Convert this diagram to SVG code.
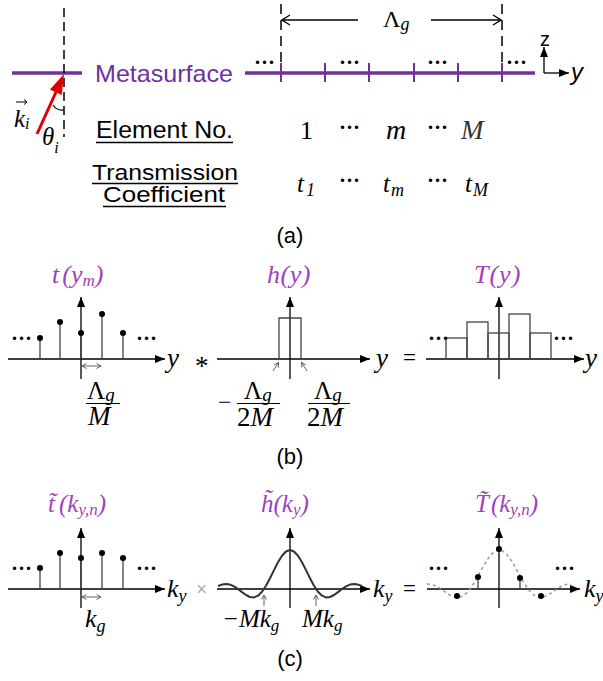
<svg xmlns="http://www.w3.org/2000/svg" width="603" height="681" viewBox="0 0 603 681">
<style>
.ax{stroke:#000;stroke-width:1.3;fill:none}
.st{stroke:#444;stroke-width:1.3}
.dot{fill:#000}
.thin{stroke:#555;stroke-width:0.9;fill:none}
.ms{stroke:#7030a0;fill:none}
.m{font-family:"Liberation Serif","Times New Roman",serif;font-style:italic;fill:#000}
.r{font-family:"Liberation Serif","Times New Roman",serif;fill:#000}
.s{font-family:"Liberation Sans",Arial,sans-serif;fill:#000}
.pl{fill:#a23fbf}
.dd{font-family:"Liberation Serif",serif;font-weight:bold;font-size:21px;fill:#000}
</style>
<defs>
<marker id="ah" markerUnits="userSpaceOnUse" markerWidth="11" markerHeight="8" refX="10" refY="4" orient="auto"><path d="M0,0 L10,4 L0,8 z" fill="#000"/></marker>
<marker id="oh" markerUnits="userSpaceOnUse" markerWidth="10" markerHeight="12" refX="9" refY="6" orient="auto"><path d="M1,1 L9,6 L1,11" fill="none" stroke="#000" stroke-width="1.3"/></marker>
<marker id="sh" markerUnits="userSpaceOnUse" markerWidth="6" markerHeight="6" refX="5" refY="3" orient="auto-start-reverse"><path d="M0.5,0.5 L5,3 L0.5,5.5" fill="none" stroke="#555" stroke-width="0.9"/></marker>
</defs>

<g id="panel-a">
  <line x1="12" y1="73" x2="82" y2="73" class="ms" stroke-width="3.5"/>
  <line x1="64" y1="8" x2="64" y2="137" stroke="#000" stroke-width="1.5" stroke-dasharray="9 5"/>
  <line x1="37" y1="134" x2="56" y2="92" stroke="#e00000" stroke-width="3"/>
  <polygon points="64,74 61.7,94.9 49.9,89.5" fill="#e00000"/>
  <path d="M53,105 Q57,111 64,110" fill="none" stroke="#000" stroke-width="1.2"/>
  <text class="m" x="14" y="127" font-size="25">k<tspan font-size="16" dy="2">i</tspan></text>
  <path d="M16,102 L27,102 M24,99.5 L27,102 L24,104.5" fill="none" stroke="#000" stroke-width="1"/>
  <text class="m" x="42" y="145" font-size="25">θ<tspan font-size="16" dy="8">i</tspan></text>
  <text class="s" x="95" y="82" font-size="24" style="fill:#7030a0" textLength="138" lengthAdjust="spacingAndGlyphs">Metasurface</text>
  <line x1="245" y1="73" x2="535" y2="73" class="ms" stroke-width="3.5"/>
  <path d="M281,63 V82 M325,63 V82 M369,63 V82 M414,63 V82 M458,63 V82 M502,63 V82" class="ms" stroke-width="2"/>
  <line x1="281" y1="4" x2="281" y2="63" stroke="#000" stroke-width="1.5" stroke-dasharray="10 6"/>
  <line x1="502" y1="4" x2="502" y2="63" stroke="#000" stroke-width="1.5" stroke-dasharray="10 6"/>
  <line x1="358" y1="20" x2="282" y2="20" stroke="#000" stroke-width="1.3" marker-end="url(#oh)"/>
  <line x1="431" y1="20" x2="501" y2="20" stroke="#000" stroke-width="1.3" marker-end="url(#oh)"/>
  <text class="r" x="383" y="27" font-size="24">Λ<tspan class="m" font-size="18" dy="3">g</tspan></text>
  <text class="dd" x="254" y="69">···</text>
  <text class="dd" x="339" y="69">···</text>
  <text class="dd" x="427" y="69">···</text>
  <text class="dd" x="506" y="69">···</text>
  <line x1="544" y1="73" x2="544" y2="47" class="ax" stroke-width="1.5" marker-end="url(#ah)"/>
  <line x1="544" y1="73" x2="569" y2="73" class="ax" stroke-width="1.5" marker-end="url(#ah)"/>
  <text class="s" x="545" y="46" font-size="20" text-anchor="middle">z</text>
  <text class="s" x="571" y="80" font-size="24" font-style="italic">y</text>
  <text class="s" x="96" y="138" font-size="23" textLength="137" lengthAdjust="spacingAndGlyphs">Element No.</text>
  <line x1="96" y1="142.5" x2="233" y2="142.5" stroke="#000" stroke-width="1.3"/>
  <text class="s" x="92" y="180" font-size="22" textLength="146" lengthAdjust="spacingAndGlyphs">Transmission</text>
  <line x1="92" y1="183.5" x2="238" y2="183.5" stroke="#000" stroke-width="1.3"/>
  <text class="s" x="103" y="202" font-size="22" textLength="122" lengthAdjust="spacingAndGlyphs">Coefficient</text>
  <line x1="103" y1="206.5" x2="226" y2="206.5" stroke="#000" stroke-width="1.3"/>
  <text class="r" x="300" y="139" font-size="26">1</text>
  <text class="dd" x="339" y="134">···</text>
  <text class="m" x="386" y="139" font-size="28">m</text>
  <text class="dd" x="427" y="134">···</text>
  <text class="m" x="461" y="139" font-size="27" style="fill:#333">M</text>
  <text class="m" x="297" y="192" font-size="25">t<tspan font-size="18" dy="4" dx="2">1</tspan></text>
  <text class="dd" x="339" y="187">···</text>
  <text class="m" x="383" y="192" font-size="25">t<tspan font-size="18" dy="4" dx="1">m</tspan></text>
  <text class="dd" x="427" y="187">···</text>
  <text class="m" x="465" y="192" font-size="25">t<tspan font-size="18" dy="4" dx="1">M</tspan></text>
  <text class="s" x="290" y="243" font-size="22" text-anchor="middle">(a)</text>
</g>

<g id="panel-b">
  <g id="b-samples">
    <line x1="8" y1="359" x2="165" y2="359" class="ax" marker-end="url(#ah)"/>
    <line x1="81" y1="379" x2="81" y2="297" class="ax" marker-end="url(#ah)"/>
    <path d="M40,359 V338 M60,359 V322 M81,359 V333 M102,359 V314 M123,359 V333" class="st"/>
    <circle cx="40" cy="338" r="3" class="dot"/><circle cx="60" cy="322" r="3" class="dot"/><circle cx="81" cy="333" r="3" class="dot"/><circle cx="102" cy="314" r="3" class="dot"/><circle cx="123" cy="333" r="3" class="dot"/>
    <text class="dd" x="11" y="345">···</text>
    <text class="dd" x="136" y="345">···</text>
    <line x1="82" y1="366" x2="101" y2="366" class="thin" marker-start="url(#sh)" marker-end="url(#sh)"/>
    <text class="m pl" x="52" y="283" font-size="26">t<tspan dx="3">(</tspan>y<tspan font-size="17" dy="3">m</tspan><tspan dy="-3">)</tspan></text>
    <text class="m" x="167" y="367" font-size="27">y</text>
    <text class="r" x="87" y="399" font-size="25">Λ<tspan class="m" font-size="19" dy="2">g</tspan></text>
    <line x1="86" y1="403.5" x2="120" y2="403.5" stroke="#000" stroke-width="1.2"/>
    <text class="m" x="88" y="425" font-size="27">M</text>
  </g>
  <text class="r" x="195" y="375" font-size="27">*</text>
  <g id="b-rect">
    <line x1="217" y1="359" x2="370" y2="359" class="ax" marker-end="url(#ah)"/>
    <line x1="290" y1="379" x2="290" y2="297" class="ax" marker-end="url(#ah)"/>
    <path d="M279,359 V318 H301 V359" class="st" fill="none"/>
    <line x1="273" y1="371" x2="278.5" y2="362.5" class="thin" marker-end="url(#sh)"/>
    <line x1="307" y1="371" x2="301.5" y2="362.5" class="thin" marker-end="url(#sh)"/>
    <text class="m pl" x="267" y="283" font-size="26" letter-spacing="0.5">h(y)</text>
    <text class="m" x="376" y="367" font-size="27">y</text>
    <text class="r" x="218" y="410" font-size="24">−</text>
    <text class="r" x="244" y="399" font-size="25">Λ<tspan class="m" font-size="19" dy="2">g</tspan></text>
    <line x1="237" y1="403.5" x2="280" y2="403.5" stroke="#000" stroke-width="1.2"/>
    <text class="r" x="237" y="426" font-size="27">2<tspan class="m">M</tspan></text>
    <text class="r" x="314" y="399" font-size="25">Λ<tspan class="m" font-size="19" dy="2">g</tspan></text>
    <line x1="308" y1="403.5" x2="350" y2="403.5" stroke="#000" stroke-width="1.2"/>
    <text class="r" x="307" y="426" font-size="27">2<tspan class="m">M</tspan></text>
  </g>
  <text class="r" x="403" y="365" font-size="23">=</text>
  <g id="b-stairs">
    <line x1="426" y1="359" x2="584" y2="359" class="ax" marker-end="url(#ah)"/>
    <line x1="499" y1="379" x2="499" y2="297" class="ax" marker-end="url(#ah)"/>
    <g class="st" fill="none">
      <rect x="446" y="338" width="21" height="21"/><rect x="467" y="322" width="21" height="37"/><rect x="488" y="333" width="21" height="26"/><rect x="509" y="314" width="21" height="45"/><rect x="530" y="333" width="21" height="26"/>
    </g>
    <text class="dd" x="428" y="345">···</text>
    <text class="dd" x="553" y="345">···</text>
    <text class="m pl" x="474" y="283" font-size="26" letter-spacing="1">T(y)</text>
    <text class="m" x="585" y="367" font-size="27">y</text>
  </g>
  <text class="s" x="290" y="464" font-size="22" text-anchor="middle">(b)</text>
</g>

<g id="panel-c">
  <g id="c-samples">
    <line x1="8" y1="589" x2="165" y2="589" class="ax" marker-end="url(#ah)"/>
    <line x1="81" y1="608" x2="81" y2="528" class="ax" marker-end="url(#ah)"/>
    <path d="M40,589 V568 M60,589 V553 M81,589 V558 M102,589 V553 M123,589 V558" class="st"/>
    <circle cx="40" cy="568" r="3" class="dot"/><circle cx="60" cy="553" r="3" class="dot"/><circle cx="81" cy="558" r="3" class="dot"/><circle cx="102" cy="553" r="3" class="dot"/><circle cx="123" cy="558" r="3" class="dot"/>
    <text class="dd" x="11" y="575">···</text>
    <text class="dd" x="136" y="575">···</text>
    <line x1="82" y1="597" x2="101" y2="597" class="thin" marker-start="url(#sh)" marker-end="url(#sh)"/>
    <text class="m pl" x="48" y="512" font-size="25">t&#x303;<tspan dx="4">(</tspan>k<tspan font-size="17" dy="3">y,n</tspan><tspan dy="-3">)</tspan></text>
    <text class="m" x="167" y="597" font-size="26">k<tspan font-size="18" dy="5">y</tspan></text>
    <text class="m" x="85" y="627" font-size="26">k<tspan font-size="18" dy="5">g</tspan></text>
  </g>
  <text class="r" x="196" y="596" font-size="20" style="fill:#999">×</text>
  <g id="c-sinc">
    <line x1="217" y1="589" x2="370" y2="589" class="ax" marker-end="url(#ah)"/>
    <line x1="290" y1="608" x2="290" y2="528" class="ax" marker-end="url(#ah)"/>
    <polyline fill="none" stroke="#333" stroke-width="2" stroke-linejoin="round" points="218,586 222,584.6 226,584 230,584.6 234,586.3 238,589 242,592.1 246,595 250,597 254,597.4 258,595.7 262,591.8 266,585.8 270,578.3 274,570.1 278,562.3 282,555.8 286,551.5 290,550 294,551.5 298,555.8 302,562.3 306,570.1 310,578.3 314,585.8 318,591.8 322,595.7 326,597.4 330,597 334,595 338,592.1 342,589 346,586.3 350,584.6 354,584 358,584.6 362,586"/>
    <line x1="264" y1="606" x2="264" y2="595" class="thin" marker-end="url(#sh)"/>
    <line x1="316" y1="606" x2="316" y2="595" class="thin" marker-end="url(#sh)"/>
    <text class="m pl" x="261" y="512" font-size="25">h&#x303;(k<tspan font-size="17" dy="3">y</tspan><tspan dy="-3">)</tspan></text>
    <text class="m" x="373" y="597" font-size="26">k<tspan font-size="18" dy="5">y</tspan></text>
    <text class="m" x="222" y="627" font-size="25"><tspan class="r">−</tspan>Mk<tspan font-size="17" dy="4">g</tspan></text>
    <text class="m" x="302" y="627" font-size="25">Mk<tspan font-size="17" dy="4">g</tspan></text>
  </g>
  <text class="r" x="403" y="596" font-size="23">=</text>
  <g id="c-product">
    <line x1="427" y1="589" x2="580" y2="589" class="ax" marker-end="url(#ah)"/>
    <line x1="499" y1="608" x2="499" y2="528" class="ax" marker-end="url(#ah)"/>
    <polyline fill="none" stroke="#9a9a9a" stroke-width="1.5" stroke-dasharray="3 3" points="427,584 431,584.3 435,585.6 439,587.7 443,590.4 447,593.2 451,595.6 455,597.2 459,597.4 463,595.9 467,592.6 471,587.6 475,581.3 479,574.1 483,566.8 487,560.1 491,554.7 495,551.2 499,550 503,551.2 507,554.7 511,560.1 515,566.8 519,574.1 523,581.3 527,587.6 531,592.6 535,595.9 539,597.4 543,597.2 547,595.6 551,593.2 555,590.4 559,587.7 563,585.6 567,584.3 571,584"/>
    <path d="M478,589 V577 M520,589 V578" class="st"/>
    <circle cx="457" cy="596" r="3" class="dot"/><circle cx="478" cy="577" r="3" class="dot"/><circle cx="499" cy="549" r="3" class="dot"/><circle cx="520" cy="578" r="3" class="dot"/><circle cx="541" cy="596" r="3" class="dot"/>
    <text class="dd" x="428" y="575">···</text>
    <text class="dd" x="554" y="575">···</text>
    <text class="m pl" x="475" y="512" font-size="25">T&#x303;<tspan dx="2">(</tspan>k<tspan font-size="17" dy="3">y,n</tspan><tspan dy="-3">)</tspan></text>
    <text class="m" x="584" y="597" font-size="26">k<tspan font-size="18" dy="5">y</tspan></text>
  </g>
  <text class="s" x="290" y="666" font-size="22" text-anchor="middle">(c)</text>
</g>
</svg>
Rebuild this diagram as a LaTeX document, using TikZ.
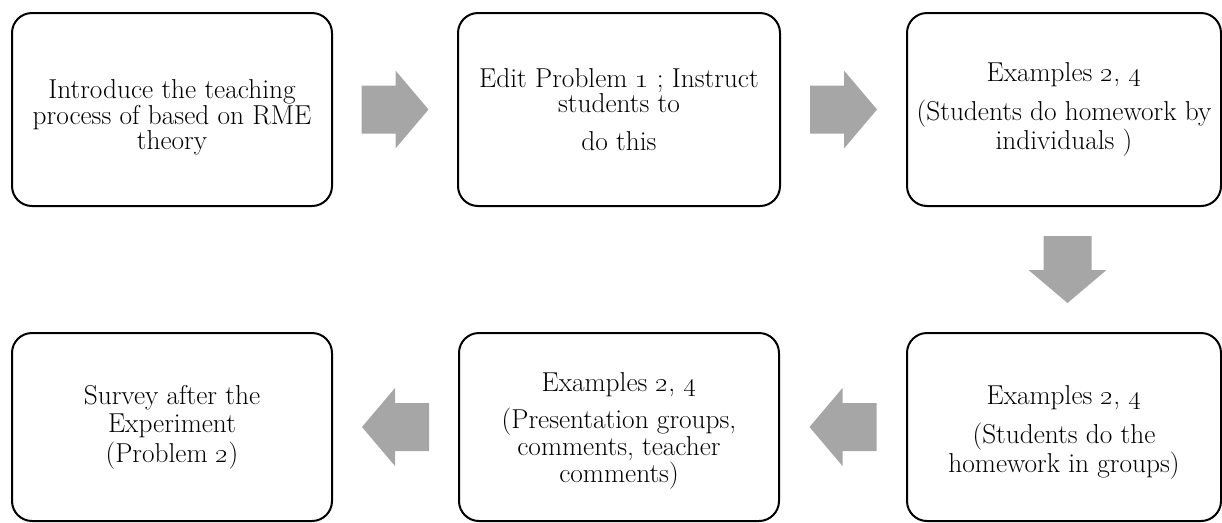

_ _ _

- **Task**
Tally up how many lines in the preceding listing contain the word "diagram". Give nothing but the number.

- **Answer to this problem**
2